→ **Stored data**
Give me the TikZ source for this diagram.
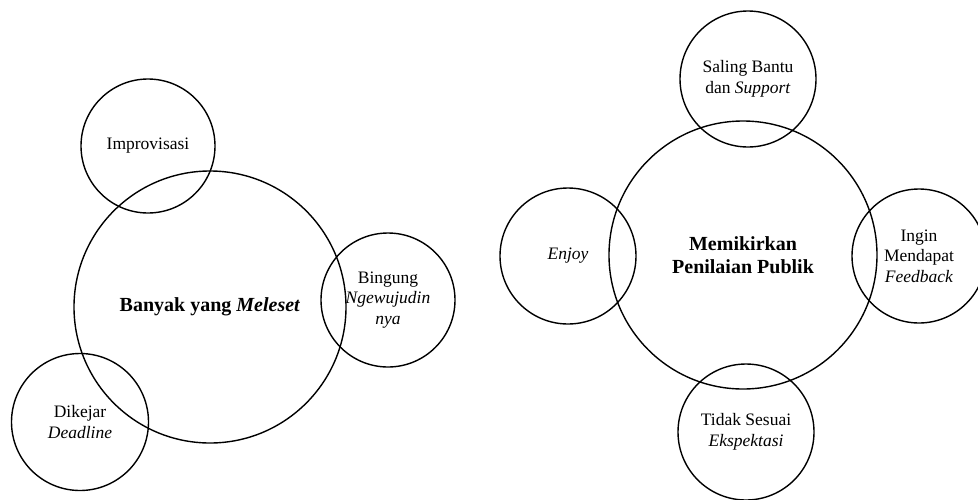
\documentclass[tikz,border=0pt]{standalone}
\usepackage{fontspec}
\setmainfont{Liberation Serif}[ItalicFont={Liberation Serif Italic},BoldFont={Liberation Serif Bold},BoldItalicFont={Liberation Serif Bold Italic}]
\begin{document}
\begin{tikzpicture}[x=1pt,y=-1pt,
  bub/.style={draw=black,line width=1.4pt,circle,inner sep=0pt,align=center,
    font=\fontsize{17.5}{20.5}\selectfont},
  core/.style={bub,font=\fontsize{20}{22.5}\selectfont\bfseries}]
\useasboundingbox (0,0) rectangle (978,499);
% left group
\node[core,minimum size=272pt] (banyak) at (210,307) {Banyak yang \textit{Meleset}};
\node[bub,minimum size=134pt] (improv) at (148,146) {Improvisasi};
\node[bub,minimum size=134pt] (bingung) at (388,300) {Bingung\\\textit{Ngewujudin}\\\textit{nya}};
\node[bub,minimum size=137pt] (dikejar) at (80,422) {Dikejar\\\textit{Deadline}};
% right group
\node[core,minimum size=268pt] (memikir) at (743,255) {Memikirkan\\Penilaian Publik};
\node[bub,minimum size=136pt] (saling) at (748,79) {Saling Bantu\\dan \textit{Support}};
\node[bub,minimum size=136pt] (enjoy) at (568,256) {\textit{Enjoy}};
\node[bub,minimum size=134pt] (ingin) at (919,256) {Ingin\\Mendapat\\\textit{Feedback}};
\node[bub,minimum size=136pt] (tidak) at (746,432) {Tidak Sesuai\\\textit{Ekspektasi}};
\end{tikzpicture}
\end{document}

---

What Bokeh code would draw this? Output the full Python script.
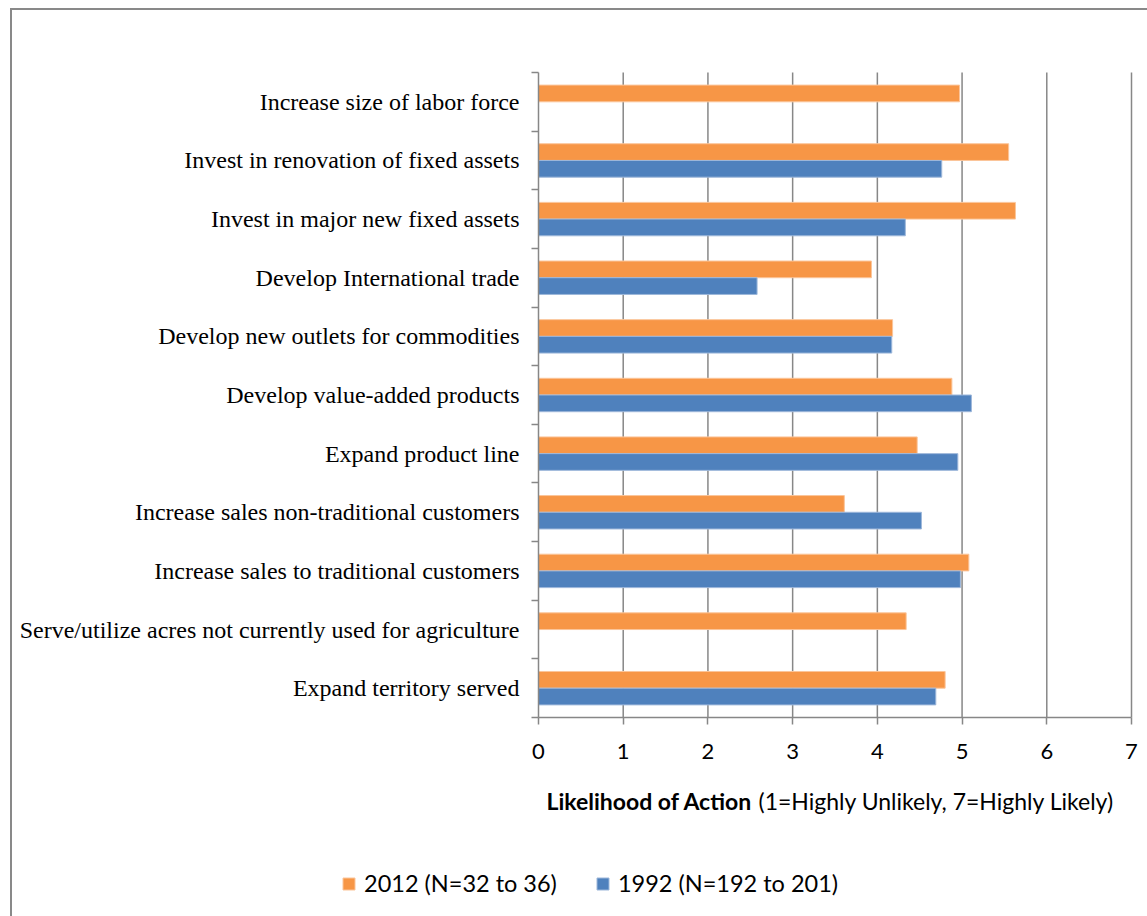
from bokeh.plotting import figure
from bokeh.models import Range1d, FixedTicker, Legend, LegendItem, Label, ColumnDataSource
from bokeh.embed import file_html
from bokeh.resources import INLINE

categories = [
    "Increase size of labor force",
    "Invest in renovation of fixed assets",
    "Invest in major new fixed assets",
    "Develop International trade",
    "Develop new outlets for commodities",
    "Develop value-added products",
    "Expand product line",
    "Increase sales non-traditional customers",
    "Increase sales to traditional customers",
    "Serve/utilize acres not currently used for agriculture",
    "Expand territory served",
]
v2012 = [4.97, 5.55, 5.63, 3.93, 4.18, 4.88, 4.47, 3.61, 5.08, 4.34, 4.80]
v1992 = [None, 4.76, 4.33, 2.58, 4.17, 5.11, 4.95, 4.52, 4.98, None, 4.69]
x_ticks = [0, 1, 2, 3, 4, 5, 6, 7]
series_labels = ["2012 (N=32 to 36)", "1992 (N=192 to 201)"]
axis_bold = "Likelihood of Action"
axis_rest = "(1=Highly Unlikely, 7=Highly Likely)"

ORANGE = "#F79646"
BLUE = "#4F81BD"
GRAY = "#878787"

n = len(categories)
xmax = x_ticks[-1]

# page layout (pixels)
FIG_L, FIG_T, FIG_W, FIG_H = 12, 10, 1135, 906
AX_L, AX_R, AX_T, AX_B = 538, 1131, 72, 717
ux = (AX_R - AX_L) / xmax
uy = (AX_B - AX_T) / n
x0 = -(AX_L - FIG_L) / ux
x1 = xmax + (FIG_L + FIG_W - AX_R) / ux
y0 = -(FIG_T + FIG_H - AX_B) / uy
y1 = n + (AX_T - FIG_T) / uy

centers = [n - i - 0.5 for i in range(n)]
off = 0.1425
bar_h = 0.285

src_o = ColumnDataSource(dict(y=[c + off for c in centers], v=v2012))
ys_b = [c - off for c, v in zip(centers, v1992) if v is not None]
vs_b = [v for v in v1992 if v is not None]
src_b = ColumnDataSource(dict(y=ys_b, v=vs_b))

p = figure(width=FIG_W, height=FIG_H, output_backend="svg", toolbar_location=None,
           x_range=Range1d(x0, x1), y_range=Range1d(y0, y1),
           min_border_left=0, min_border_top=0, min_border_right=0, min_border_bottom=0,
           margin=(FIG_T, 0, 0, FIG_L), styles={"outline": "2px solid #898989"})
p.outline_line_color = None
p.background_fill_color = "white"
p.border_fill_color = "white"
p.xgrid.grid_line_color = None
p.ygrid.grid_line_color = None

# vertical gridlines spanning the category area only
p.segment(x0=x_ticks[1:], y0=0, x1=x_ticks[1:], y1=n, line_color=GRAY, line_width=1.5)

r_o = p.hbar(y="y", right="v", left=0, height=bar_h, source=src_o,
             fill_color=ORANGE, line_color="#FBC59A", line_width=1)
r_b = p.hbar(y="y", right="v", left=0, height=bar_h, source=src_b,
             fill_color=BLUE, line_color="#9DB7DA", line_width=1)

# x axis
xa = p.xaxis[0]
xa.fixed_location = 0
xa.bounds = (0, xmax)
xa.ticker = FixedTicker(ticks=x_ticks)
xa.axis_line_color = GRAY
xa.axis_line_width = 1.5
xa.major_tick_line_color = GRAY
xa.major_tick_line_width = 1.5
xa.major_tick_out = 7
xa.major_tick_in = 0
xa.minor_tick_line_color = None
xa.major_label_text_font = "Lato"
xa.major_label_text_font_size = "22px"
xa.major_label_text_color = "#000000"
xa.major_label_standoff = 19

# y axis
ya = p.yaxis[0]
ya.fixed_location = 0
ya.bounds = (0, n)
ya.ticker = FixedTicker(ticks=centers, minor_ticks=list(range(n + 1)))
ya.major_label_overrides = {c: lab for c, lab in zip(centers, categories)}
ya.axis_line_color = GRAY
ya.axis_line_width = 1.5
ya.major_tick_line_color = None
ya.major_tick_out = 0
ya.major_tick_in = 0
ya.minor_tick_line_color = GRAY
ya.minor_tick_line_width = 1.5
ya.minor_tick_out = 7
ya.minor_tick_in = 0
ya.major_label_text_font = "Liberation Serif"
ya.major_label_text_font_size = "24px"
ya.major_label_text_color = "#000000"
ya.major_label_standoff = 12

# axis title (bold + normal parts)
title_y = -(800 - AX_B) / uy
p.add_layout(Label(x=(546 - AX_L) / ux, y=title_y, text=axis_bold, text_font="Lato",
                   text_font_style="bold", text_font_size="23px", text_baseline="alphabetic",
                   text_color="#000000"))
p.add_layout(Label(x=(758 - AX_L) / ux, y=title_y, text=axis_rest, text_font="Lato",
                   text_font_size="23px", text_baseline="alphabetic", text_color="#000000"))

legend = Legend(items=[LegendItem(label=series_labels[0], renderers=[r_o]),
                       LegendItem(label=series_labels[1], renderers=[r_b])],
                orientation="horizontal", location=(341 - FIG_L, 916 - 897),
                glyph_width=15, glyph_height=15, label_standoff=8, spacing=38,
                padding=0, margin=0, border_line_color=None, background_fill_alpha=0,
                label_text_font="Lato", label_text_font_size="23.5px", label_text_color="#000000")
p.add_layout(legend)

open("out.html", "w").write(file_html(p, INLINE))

→ **What is being asked**
Repeat only the lines from the one holding "What Bokeh code" to the one holding "from bokeh.resources import INLINE", both ends included, and drop the images.

→ **Result**
What Bokeh code would draw this? Output the full Python script.
from bokeh.plotting import figure
from bokeh.models import Range1d, FixedTicker, Legend, LegendItem, Label, ColumnDataSource
from bokeh.embed import file_html
from bokeh.resources import INLINE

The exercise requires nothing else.